То, что Китай начал делать, обретя экономическую силу, это переводить экономическое могущество в военную силу, и он пытается доминировать в Азии. Китай хочет вытеснить нас за пределы первой островной цепи. Он хочет вытеснить нас за пределы второй островной цепи. Он хочет быть таким, каким мы являемся в Западном полушарии. И я ни в коем случае не виню китайцев за это. Если бы я был советником по национальной безопасности в Пекине, я бы говорил Си Цзиньпину: мы должны делать то же самое. Но, конечно, с американской точки зрения это неприемлемо, и мы не потерпим конкурентов. Мы не хотим другого регионального гегемона на планете. В 20-м веке было четыре страны, которые угрожали стать региональными гегемонами, как мы: кайзеровская Германия, империалистическая Япония, нацистская Германия и Советский Союз. США сыграли ключевую роль в том, чтобы отправить все эти четыре страны на свалку истории. Мы хотим оставаться единственным региональным гегемоном в мире. Мы — беспощадная великая держава, не теряйте это из виду. И в итоге мы сталкиваемся с серьезной конкуренцией за безопасность между Китаем и США, и она касается безопасности, а не благосостояния.
— Джефф, я думаю, что вы и Джон согласны с тем, что игра на доске заключается в стремлении к власти. Но Джон говорит, что существуют умные и глупые способы стремления к власти: сдерживание Китая — это умный способ, а то, что мы делаем на Украине, — глупый. А вы, похоже, утверждаете, что любое поведение, связанное со стремлением к власти, неправильно. Вы говорите, что мы должны выйти из этой игры. Это верное описание вашей позиции?
— Это не худшее описание, но я бы выразился по-другому. Я прочитал очень хорошую книгу… книгу Джона. И Джон сказал… я его цитирую, но он сам может процитировать себя потом. Он сказал, что региональные гегемоны не угрожают друг другу. Почему? Потому что между ними есть большие океаны. Я глубоко верю, что Китай не является угрозой для США. И я глубоко верю, что единственная угроза для США, исходящая из мира, учитывая наличие океанов, наши размеры и нашу военную мощь, — это ядерная война. Я глубоко верю, что мы находимся на грани ядерной войны, потому что у нас есть мышление, которое ведет нас к этому. Мы считаем, что каждая угроза — это вопрос выживания, и поэтому эскалация всегда является правильным подходом.
Мое мнение — немного осторожности может спасти всю планету, так что...

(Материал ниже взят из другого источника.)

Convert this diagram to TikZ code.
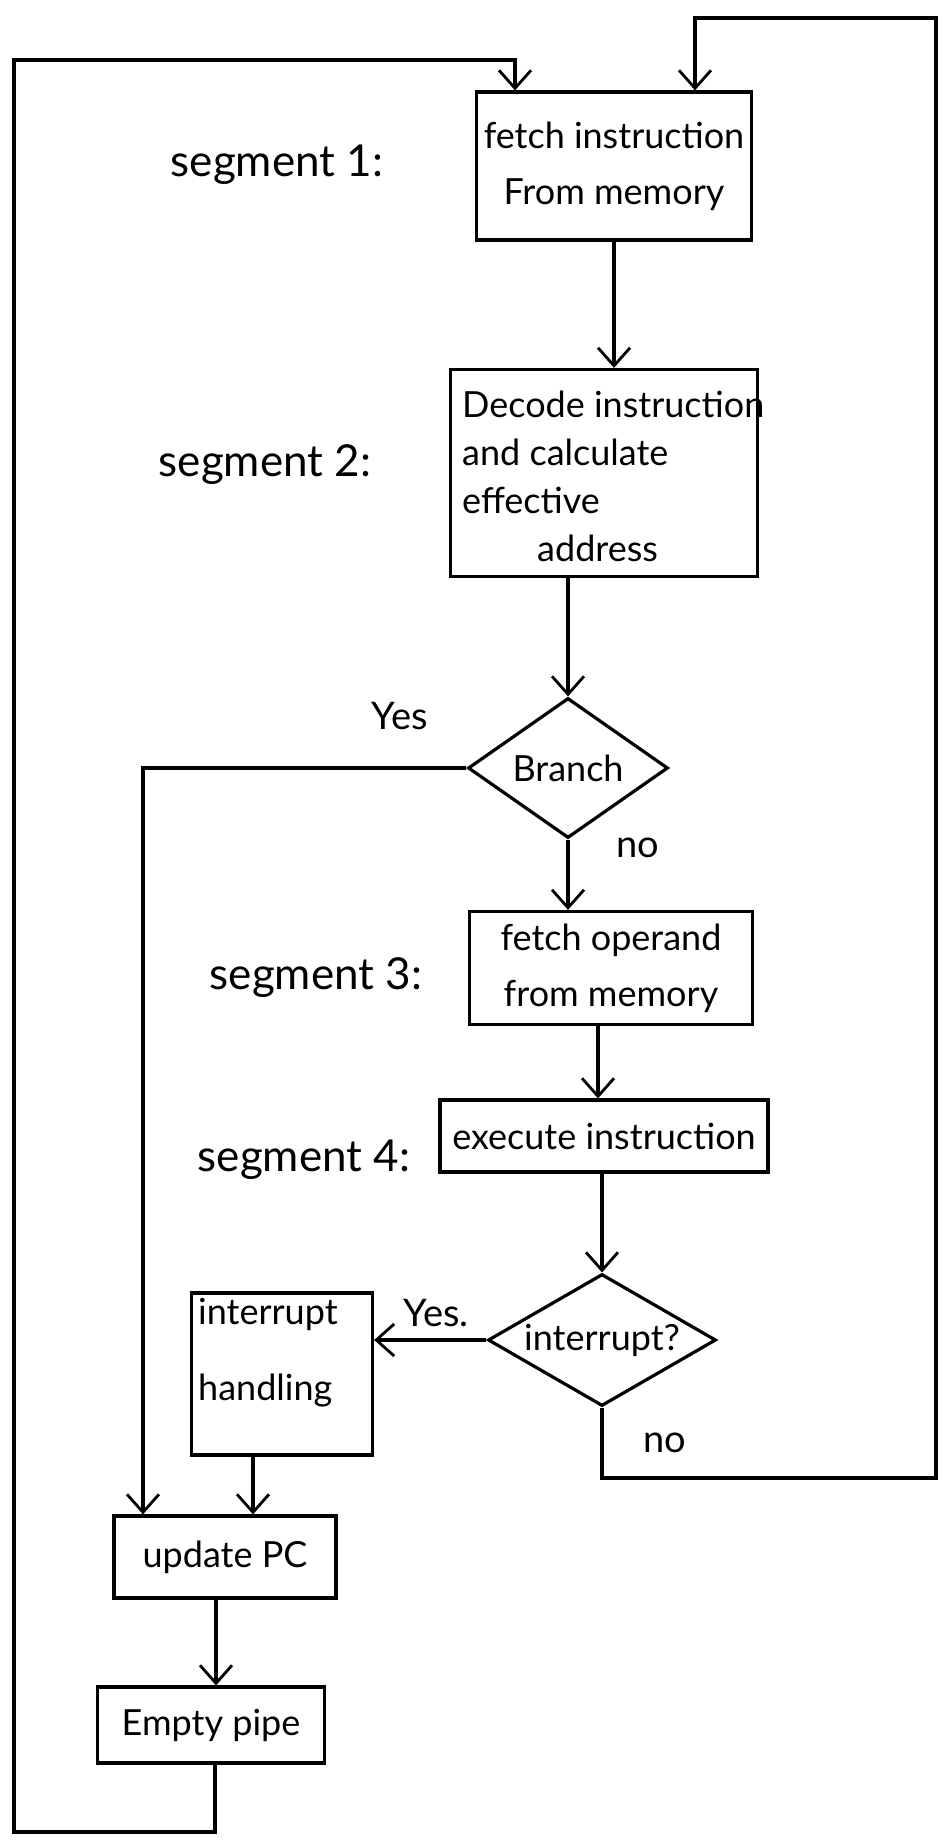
\documentclass[tikz,border=0pt]{standalone}
\usepackage{fontspec}
\setmainfont{Lato}
\usetikzlibrary{arrows.meta,shapes.geometric}
\begin{document}
\begin{tikzpicture}[x=1pt,y=-1pt,
  ink/.style={line width=3.2pt,black},
  flow/.style={ink,-{Straight Barb[length=18pt,width=32pt,line width=2.8pt]}},
  procbox/.style={ink,draw,rectangle,inner sep=0pt},
  decision/.style={ink,draw,diamond,inner sep=0pt,aspect=1.5},
  boxtext/.style={font=\fontsize{36}{56}\selectfont,inner sep=0pt},
  seglabel/.style={font=\fontsize{44}{50}\selectfont,inner sep=0pt},
  answer/.style={font=\fontsize{38}{42}\selectfont,inner sep=0pt}]
\useasboundingbox (0,0) rectangle (947,1847);
\fill[white] (0,0) rectangle (947,1847);

% process boxes
\node[procbox,minimum width=275pt,minimum height=148pt] (fetch) at (614,166) {};
\node[boxtext,align=center] at (fetch.center) {fetch instruction\\From memory};
\node[procbox,minimum width=307pt,minimum height=207pt] (decode) at (604,473) {};
\node[boxtext,align=left,anchor=west,font=\fontsize{36}{48}\selectfont] at (462,476) {Decode instruction\\and calculate\\effective\\\hspace{75pt}address};
\node[decision,minimum width=200pt,minimum height=140pt] (branch) at (568,768) {};
\node[boxtext] at (branch.center) {Branch};
\node[procbox,minimum width=283pt,minimum height=113pt] (operand) at (611,968) {};
\node[boxtext,align=center] at (operand.center) {fetch operand\\from memory};
\node[procbox,minimum width=328pt,minimum height=72pt] (execute) at (604,1136) {};
\node[boxtext] at (execute.center) {execute instruction};
\node[decision,minimum width=228pt,minimum height=132pt] (intr) at (602,1340) {};
\node[boxtext] at (intr.center) {interrupt?};
\node[procbox,minimum width=181pt,minimum height=162pt] (handle) at (282,1374) {};
\node[boxtext,align=left,anchor=north west,font=\fontsize{36}{76}\selectfont] at (198,1298) {interrupt\\handling};
\node[procbox,minimum width=222pt,minimum height=82pt] (pc) at (225,1557) {};
\node[boxtext] at (pc.center) {update PC};
\node[procbox,minimum width=227pt,minimum height=76pt] (pipe) at (211,1725) {};
\node[boxtext] at (pipe.center) {Empty pipe};

% segment labels
\node[seglabel] (s1) at (277,165) {segment 1:};
\node[seglabel] (s2) at (265,465) {segment 2:};
\node[seglabel] (s3) at (316,978) {segment 3:};
\node[seglabel] (s4) at (304,1160) {segment 4:};

% branch answers
\node[answer] (yes1) at (400,716) {Yes};
\node[answer] (no1) at (638,848) {no};
\node[answer] (yes2) at (436,1313) {Yes.};
\node[answer] (no2) at (665,1443) {no};

% loop corners
\coordinate (lb) at (215,1832);
\coordinate (lbl) at (14,1832);
\coordinate (ltl) at (14,60);
\coordinate (ltr) at (515,60);
\coordinate (rb) at (602,1478);
\coordinate (rbr) at (936,1478);
\coordinate (rtr) at (936,18);
\coordinate (rtl) at (695,18);
\coordinate (by) at (143,768);

% connectors
\draw[flow] (fetch.south) -- (fetch.south |- decode.north);
\draw[flow] (decode.south -| branch.north) -- (branch.north);
\draw[flow] (branch.south) -- (branch.south |- operand.north);
\draw[flow] (operand.south -| 598,0) -- (598,0 |- execute.north);
\draw[flow] (execute.south -| intr.north) -- (intr.north);
\draw[flow] (intr.west) -- (intr.west -| handle.east);
\draw[flow] (handle.south -| 253,0) -- (253,0 |- pc.north);
\draw[flow] (pc.south -| 216,0) -- (216,0 |- pipe.north);
\draw[flow] (branch.west) -- (by) -- (by |- pc.north);
\draw[flow] (pipe.south -| lb) -- (lb) -- (lbl) -- (ltl) -- (ltr) -- (ltr |- fetch.north);
\draw[flow] (intr.south) -- (rb) -- (rbr) -- (rtr) -- (rtl) -- (rtl |- fetch.north);
\end{tikzpicture}
\end{document}
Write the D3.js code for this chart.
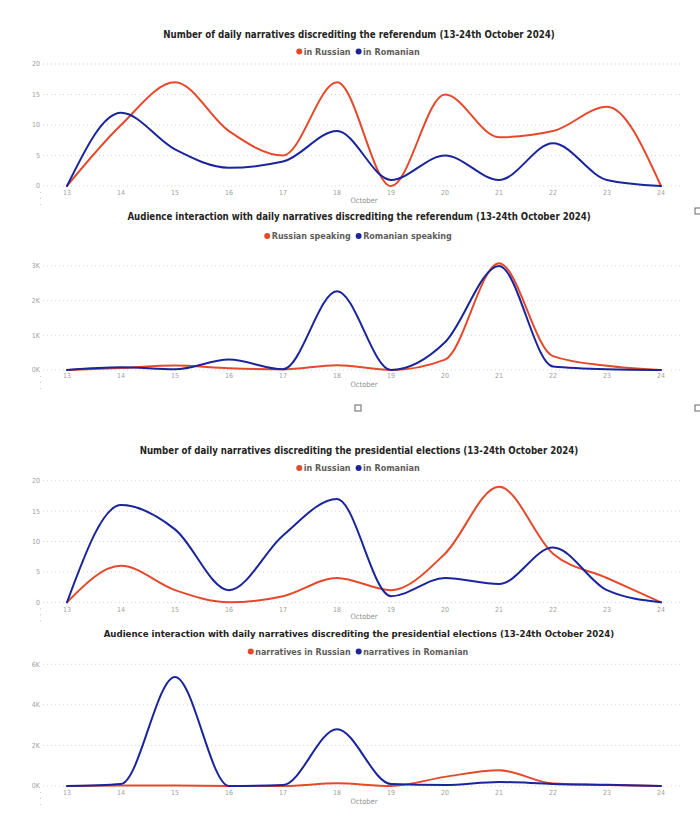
<!DOCTYPE html>
<html><head><meta charset="utf-8">
<script src="https://cdn.jsdelivr.net/npm/d3@7"></script>
<style>
body{margin:0;background:#fff;}
svg{display:block;}
</style></head>
<body>
<svg id="c" width="700" height="830"></svg>
<script>
const days = [13,14,15,16,17,18,19,20,21,22,23,24];

const refCountRussian   = [0,10,17,9,5,17,0,15,8,9,13,0];
const refCountRomanian  = [0,12,6,3,4,9,1,5,1,7,1,0];

const refInterRussian   = [0,60,130,50,20,140,0,300,3080,400,120,0];
const refInterRomanian  = [0,80,20,300,20,2270,0,800,3000,100,20,0];

const presCountRussian  = [0,6,2,0,1,4,2,8,19,8,4,0];
const presCountRomanian = [0,16,12,2,11,17,1,4,3,9,2,0];

const presInterRussian  = [0,20,20,0,0,130,0,450,780,120,50,0];
const presInterRomanian = [0,100,5380,0,50,2800,100,50,200,100,60,0];

const titles = [
  "Number of daily narratives discrediting the referendum (13-24th October 2024)",
  "Audience interaction with daily narratives discrediting the referendum (13-24th October 2024)",
  "Number of daily narratives discrediting the presidential elections (13-24th October 2024)",
  "Audience interaction with daily narratives discrediting the presidential elections (13-24th October 2024)"
];
const legends = [
  ["in Russian","in Romanian"],
  ["Russian speaking","Romanian speaking"],
  ["in Russian","in Romanian"],
  ["narratives in Russian","narratives in Romanian"]
];
const yTicks = [
  [0,5,10,15,20],
  [0,1000,2000,3000],
  [0,5,10,15,20],
  [0,2000,4000,6000]
];
const xAxisTitle = "October";

const RED = "#E5492C", BLUE = "#1A259C";

const panels = [
  {title:titles[0], tw:392, ty:34.5, ly:51.5, legend:legends[0], lw:120,
   y0:186, y1:64, dom:[0,20], ticks:yTicks[0], fmt:d=>d, series:[refCountRussian, refCountRomanian], xl:193, xt:200.5},
  {title:titles[1], tw:464, ty:217, ly:236, legend:legends[1], lw:184,
   y0:370, y1:266, dom:[0,3000], ticks:yTicks[1], fmt:d=>(d/1000)+"K", series:[refInterRussian, refInterRomanian], xl:375.5, xt:384},
  {title:titles[2], tw:439, ty:451, ly:468, legend:legends[2], lw:120,
   y0:602.3, y1:480.7, dom:[0,20], ticks:yTicks[2], fmt:d=>d, series:[presCountRussian, presCountRomanian], xl:609.5, xt:616.5},
  {title:titles[3], tw:511, ty:634, ly:651.5, legend:legends[3], lw:217,
   y0:786, y1:664.3, dom:[0,6000], ticks:yTicks[3], fmt:d=>(d/1000)+"K", series:[presInterRussian, presInterRomanian], xl:793, xt:801}
];

const svg = d3.select("#c");
const FONT = "'Liberation Sans Narrow','DejaVu Sans Condensed','Liberation Sans',sans-serif";
const x = d3.scalePoint().domain(days).range([67,661]);

panels.forEach((p) => {
  const g = svg.append("g");
  const y = d3.scaleLinear().domain(p.dom).range([p.y0, p.y1]);

  // title, font size fitted to the reference width
  const tt = g.append("text").attr("x",359).attr("y",p.ty).attr("dy","0.35em")
    .attr("text-anchor","middle").attr("font-family",FONT).attr("font-weight","bold")
    .attr("font-size",13).attr("fill","#252423")
    .text(p.title);
  const nat = tt.node().getComputedTextLength();
  tt.attr("font-size", Math.min(14, 13 * p.tw / nat));

  // legend
  const lg = g.append("g");
  let fs = 11;
  const measure = () => {
    let w = 0;
    p.legend.forEach((name) => {
      const t = lg.append("text").attr("font-family",FONT).attr("font-weight","bold")
        .attr("font-size",fs).text(name);
      w += 7.5 + t.node().getComputedTextLength() + 5;
      t.remove();
    });
    return w - 5;
  };
  fs = Math.min(12, 11 * p.lw / measure());
  let cx = 0;
  p.legend.forEach((name,i) => {
    lg.append("circle").attr("cx",cx+3).attr("cy",p.ly).attr("r",3).attr("fill", i===0?RED:BLUE);
    const t = lg.append("text").attr("x",cx+7.5).attr("y",p.ly).attr("dy","0.35em")
      .attr("font-family",FONT).attr("font-weight","bold").attr("font-size",fs)
      .attr("fill","#605E5C").text(name);
    cx += 7.5 + t.node().getComputedTextLength() + 5;
  });
  const totalW = cx - 5;
  lg.attr("transform", `translate(${358 - totalW/2},0)`);

  // gridlines
  g.append("g").selectAll("line").data(p.ticks).join("line")
    .attr("x1",43).attr("x2",683).attr("y1",d=>y(d)).attr("y2",d=>y(d))
    .attr("stroke","#c8c8c8").attr("stroke-width",0.8).attr("stroke-dasharray","1,3");

  // y tick labels
  g.append("g").selectAll("text").data(p.ticks).join("text")
    .attr("x",40).attr("y",d=>y(d)).attr("dy","0.35em").attr("text-anchor","end")
    .attr("font-family",FONT).attr("font-size",7).attr("fill","#a0a0a0")
    .text(p.fmt);

  // small dotted mark below axis
  g.append("line").attr("x1",40.5).attr("x2",40.5).attr("y1",p.y0+6).attr("y2",p.y0+19)
    .attr("stroke","#bbb").attr("stroke-width",0.8).attr("stroke-dasharray","1,5");

  // x tick labels
  g.append("g").selectAll("text").data(days).join("text")
    .attr("x",d=>x(d)).attr("y",p.xl).attr("dy","0.35em").attr("text-anchor","middle")
    .attr("font-family",FONT).attr("font-size",7).attr("fill","#a0a0a0")
    .text(d=>d);

  g.append("text").attr("x",364).attr("y",p.xt).attr("dy","0.35em").attr("text-anchor","middle")
    .attr("font-family",FONT).attr("font-size",7.5).attr("fill","#909090").text(xAxisTitle);

  // lines
  const line = d3.line().x((d,i)=>x(days[i])).y(d=>y(d)).curve(d3.curveMonotoneX);
  p.series.forEach((s,i) => {
    g.append("path").datum(s).attr("d",line).attr("fill","none")
      .attr("stroke", i===0?RED:BLUE).attr("stroke-width",2)
      .attr("stroke-linejoin","round").attr("stroke-linecap","round");
  });
});

// decorative selection handles
const handles = [[695,208],[355,405],[695,405]];
svg.append("g").selectAll("rect").data(handles).join("rect")
  .attr("x",d=>d[0]).attr("y",d=>d[1]).attr("width",6).attr("height",6)
  .attr("fill","#fff").attr("stroke","#666").attr("stroke-width",1);
</script>
</body></html>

Почему я не люблю Украину? Потому что я не вижу никакой причины, почему НАТО должно быть на границе России с Украиной. Как я уже говорил, я был советником Горбачёва и Ельцина, и они хотели мира и сотрудничества. Но чего бы они ни хотели, они точно не хотели видеть американские войска на своей границе. Если мы продолжим давить, как мы это делали, мы придём к войне.
Джон объяснил это лучше всех. Сейчас мы находимся в состоянии войны, и даже сегодня утром произошла дальнейшая эскалация. Блинкен заявил: «Если иранцы передадут эти ракеты, тогда мы предоставим ракеты для ударов по глубине России». Это рецепт катастрофы. На прошлой неделе глава ЦРУ Билл Бёрнс сказал абсурдную вещь, и он знает это, но директора ЦРУ никогда не говорят правду, потому что иначе они потеряют работу. Он сказал: «Не беспокойтесь о ядерной войне, не беспокойтесь о бряцании оружием».
Мой совет вам — беспокойтесь о ядерной войне. Будьте благоразумны. Не нужно ставить американские войска на границе России.
И мой совет России и Мексике, когда я завтра поеду в Мексику, я дам им такой совет: не позволяйте Китаю или России строить военную базу на Рио-Гранде. Это не хорошая идея для Мексики, не хорошая идея для Украины, не хорошая идея для России, не хорошая идея для Китая, не хорошая идея для США. Нам нужно держаться немного подальше друг от друга, чтобы избежать ядерной войны.
Кстати, я рекомендую ещё одну хорошую книгу — «Ядерная война» Энни Джейкобсон. На чтение уходит два часа, и в книге мир заканчивается за два часа. Очень убедительная вещь, которая доказывает, что одна ядерная бомба может испортить вам весь день, как говорится.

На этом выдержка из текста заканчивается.